Write out each line exactly as it stands, please.
+++ Data excerpt
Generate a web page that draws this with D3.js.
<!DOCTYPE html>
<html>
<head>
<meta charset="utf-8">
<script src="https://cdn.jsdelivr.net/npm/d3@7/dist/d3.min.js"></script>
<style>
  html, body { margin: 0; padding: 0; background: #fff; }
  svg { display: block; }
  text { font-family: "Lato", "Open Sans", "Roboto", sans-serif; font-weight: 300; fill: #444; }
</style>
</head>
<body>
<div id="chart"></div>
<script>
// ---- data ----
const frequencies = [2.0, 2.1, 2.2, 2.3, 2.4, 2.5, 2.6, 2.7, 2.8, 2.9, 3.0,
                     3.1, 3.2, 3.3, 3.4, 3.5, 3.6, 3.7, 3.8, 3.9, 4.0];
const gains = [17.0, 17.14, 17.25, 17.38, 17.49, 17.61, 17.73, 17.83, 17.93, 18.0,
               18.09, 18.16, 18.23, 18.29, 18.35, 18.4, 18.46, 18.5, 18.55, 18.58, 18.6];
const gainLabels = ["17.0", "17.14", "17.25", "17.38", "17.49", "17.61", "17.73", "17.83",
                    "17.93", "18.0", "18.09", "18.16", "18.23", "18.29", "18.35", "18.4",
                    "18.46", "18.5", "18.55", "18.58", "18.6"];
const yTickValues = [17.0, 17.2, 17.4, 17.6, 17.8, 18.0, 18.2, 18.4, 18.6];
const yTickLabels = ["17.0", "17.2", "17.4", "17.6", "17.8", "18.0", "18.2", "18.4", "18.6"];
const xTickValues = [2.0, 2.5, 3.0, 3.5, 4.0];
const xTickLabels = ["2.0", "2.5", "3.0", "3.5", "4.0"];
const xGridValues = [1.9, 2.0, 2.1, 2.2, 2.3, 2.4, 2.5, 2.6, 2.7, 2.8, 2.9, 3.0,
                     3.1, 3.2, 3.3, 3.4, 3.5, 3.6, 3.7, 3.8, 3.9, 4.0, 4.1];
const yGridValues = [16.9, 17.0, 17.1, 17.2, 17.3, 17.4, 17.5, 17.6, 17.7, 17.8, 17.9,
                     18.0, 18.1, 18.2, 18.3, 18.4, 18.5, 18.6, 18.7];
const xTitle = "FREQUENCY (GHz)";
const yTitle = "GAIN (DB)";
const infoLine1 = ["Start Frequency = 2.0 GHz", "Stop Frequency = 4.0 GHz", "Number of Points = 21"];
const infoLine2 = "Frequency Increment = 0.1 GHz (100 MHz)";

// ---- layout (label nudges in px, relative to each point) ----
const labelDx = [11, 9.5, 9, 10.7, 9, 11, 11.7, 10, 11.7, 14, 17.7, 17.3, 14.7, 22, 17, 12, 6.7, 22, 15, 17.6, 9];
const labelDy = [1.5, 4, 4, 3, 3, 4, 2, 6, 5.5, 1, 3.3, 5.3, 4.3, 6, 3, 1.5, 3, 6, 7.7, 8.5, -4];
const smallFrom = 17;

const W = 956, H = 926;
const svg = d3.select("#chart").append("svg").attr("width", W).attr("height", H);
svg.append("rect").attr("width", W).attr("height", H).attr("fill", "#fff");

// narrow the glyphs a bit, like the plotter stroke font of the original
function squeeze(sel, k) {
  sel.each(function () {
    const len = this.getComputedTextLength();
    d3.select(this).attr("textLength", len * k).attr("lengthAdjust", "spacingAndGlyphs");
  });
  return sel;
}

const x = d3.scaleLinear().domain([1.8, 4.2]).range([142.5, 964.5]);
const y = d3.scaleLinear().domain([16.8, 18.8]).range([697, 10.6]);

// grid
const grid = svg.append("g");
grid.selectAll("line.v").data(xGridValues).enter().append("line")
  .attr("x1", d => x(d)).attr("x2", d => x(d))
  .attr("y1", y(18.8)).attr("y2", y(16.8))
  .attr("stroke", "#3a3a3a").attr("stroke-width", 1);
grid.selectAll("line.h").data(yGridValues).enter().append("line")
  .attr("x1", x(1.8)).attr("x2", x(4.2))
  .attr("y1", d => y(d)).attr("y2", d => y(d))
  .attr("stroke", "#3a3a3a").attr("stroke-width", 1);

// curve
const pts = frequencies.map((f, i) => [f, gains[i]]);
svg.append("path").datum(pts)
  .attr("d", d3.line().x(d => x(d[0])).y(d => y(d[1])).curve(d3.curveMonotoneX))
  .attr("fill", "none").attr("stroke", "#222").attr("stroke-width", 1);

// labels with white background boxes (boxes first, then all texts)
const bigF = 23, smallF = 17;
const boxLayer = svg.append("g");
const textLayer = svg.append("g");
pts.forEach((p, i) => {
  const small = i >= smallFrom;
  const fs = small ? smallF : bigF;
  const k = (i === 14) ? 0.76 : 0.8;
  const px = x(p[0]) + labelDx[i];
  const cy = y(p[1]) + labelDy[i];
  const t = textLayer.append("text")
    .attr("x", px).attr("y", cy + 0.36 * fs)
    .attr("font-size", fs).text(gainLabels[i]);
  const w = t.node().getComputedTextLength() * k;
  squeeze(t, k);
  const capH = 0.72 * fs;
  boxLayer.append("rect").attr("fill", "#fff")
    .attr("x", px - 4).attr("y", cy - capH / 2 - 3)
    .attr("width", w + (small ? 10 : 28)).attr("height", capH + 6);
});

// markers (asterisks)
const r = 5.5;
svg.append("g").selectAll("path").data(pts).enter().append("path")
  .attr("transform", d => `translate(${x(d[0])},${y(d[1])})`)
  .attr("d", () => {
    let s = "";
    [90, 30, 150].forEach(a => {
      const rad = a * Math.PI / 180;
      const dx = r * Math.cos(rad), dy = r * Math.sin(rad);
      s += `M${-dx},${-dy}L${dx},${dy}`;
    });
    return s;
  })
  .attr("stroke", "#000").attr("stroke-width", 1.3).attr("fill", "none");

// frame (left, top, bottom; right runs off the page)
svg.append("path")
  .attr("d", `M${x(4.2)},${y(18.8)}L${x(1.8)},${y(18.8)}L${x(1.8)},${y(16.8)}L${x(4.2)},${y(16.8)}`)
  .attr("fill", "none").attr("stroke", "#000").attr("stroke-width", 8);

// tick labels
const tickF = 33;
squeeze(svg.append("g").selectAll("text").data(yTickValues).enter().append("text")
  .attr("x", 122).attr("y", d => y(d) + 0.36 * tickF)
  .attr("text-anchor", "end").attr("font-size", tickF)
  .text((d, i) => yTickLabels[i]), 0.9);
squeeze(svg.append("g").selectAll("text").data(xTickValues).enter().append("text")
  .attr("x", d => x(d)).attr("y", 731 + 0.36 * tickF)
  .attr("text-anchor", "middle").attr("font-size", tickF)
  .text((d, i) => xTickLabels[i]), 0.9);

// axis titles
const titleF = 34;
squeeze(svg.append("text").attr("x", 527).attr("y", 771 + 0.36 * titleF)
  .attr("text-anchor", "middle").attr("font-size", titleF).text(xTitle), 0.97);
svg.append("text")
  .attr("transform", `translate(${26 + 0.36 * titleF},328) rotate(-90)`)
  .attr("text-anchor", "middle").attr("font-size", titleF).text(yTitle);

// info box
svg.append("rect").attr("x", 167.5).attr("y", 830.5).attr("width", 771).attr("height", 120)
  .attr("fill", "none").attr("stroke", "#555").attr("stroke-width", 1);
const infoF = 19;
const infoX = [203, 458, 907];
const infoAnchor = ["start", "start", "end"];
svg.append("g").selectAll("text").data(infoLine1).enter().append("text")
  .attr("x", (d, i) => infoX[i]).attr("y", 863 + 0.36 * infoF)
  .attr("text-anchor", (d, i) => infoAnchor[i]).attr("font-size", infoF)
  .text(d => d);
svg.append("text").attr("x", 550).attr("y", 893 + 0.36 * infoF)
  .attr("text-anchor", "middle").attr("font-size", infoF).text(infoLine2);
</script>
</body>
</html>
++++++
• **Complete answer**
Generate a web page that draws this with D3.js.
<!DOCTYPE html>
<html>
<head>
<meta charset="utf-8">
<script src="https://cdn.jsdelivr.net/npm/d3@7/dist/d3.min.js"></script>
<style>
  html, body { margin: 0; padding: 0; background: #fff; }
  svg { display: block; }
  text { font-family: "Lato", "Open Sans", "Roboto", sans-serif; font-weight: 300; fill: #444; }
</style>
</head>
<body>
<div id="chart"></div>
<script>
// ---- data ----
const frequencies = [2.0, 2.1, 2.2, 2.3, 2.4, 2.5, 2.6, 2.7, 2.8, 2.9, 3.0,
                     3.1, 3.2, 3.3, 3.4, 3.5, 3.6, 3.7, 3.8, 3.9, 4.0];
const gains = [17.0, 17.14, 17.25, 17.38, 17.49, 17.61, 17.73, 17.83, 17.93, 18.0,
               18.09, 18.16, 18.23, 18.29, 18.35, 18.4, 18.46, 18.5, 18.55, 18.58, 18.6];
const gainLabels = ["17.0", "17.14", "17.25", "17.38", "17.49", "17.61", "17.73", "17.83",
                    "17.93", "18.0", "18.09", "18.16", "18.23", "18.29", "18.35", "18.4",
                    "18.46", "18.5", "18.55", "18.58", "18.6"];
const yTickValues = [17.0, 17.2, 17.4, 17.6, 17.8, 18.0, 18.2, 18.4, 18.6];
const yTickLabels = ["17.0", "17.2", "17.4", "17.6", "17.8", "18.0", "18.2", "18.4", "18.6"];
const xTickValues = [2.0, 2.5, 3.0, 3.5, 4.0];
const xTickLabels = ["2.0", "2.5", "3.0", "3.5", "4.0"];
const xGridValues = [1.9, 2.0, 2.1, 2.2, 2.3, 2.4, 2.5, 2.6, 2.7, 2.8, 2.9, 3.0,
                     3.1, 3.2, 3.3, 3.4, 3.5, 3.6, 3.7, 3.8, 3.9, 4.0, 4.1];
const yGridValues = [16.9, 17.0, 17.1, 17.2, 17.3, 17.4, 17.5, 17.6, 17.7, 17.8, 17.9,
                     18.0, 18.1, 18.2, 18.3, 18.4, 18.5, 18.6, 18.7];
const xTitle = "FREQUENCY (GHz)";
const yTitle = "GAIN (DB)";
const infoLine1 = ["Start Frequency = 2.0 GHz", "Stop Frequency = 4.0 GHz", "Number of Points = 21"];
const infoLine2 = "Frequency Increment = 0.1 GHz (100 MHz)";

// ---- layout (label nudges in px, relative to each point) ----
const labelDx = [11, 9.5, 9, 10.7, 9, 11, 11.7, 10, 11.7, 14, 17.7, 17.3, 14.7, 22, 17, 12, 6.7, 22, 15, 17.6, 9];
const labelDy = [1.5, 4, 4, 3, 3, 4, 2, 6, 5.5, 1, 3.3, 5.3, 4.3, 6, 3, 1.5, 3, 6, 7.7, 8.5, -4];
const smallFrom = 17;

const W = 956, H = 926;
const svg = d3.select("#chart").append("svg").attr("width", W).attr("height", H);
svg.append("rect").attr("width", W).attr("height", H).attr("fill", "#fff");

// narrow the glyphs a bit, like the plotter stroke font of the original
function squeeze(sel, k) {
  sel.each(function () {
    const len = this.getComputedTextLength();
    d3.select(this).attr("textLength", len * k).attr("lengthAdjust", "spacingAndGlyphs");
  });
  return sel;
}

const x = d3.scaleLinear().domain([1.8, 4.2]).range([142.5, 964.5]);
const y = d3.scaleLinear().domain([16.8, 18.8]).range([697, 10.6]);

// grid
const grid = svg.append("g");
grid.selectAll("line.v").data(xGridValues).enter().append("line")
  .attr("x1", d => x(d)).attr("x2", d => x(d))
  .attr("y1", y(18.8)).attr("y2", y(16.8))
  .attr("stroke", "#3a3a3a").attr("stroke-width", 1);
grid.selectAll("line.h").data(yGridValues).enter().append("line")
  .attr("x1", x(1.8)).attr("x2", x(4.2))
  .attr("y1", d => y(d)).attr("y2", d => y(d))
  .attr("stroke", "#3a3a3a").attr("stroke-width", 1);

// curve
const pts = frequencies.map((f, i) => [f, gains[i]]);
svg.append("path").datum(pts)
  .attr("d", d3.line().x(d => x(d[0])).y(d => y(d[1])).curve(d3.curveMonotoneX))
  .attr("fill", "none").attr("stroke", "#222").attr("stroke-width", 1);

// labels with white background boxes (boxes first, then all texts)
const bigF = 23, smallF = 17;
const boxLayer = svg.append("g");
const textLayer = svg.append("g");
pts.forEach((p, i) => {
  const small = i >= smallFrom;
  const fs = small ? smallF : bigF;
  const k = (i === 14) ? 0.76 : 0.8;
  const px = x(p[0]) + labelDx[i];
  const cy = y(p[1]) + labelDy[i];
  const t = textLayer.append("text")
    .attr("x", px).attr("y", cy + 0.36 * fs)
    .attr("font-size", fs).text(gainLabels[i]);
  const w = t.node().getComputedTextLength() * k;
  squeeze(t, k);
  const capH = 0.72 * fs;
  boxLayer.append("rect").attr("fill", "#fff")
    .attr("x", px - 4).attr("y", cy - capH / 2 - 3)
    .attr("width", w + (small ? 10 : 28)).attr("height", capH + 6);
});

// markers (asterisks)
const r = 5.5;
svg.append("g").selectAll("path").data(pts).enter().append("path")
  .attr("transform", d => `translate(${x(d[0])},${y(d[1])})`)
  .attr("d", () => {
    let s = "";
    [90, 30, 150].forEach(a => {
      const rad = a * Math.PI / 180;
      const dx = r * Math.cos(rad), dy = r * Math.sin(rad);
      s += `M${-dx},${-dy}L${dx},${dy}`;
    });
    return s;
  })
  .attr("stroke", "#000").attr("stroke-width", 1.3).attr("fill", "none");

// frame (left, top, bottom; right runs off the page)
svg.append("path")
  .attr("d", `M${x(4.2)},${y(18.8)}L${x(1.8)},${y(18.8)}L${x(1.8)},${y(16.8)}L${x(4.2)},${y(16.8)}`)
  .attr("fill", "none").attr("stroke", "#000").attr("stroke-width", 8);

// tick labels
const tickF = 33;
squeeze(svg.append("g").selectAll("text").data(yTickValues).enter().append("text")
  .attr("x", 122).attr("y", d => y(d) + 0.36 * tickF)
  .attr("text-anchor", "end").attr("font-size", tickF)
  .text((d, i) => yTickLabels[i]), 0.9);
squeeze(svg.append("g").selectAll("text").data(xTickValues).enter().append("text")
  .attr("x", d => x(d)).attr("y", 731 + 0.36 * tickF)
  .attr("text-anchor", "middle").attr("font-size", tickF)
  .text((d, i) => xTickLabels[i]), 0.9);

// axis titles
const titleF = 34;
squeeze(svg.append("text").attr("x", 527).attr("y", 771 + 0.36 * titleF)
  .attr("text-anchor", "middle").attr("font-size", titleF).text(xTitle), 0.97);
svg.append("text")
  .attr("transform", `translate(${26 + 0.36 * titleF},328) rotate(-90)`)
  .attr("text-anchor", "middle").attr("font-size", titleF).text(yTitle);

// info box
svg.append("rect").attr("x", 167.5).attr("y", 830.5).attr("width", 771).attr("height", 120)
  .attr("fill", "none").attr("stroke", "#555").attr("stroke-width", 1);
const infoF = 19;
const infoX = [203, 458, 907];
const infoAnchor = ["start", "start", "end"];
svg.append("g").selectAll("text").data(infoLine1).enter().append("text")
  .attr("x", (d, i) => infoX[i]).attr("y", 863 + 0.36 * infoF)
  .attr("text-anchor", (d, i) => infoAnchor[i]).attr("font-size", infoF)
  .text(d => d);
svg.append("text").attr("x", 550).attr("y", 893 + 0.36 * infoF)
  .attr("text-anchor", "middle").attr("font-size", infoF).text(infoLine2);
</script>
</body>
</html>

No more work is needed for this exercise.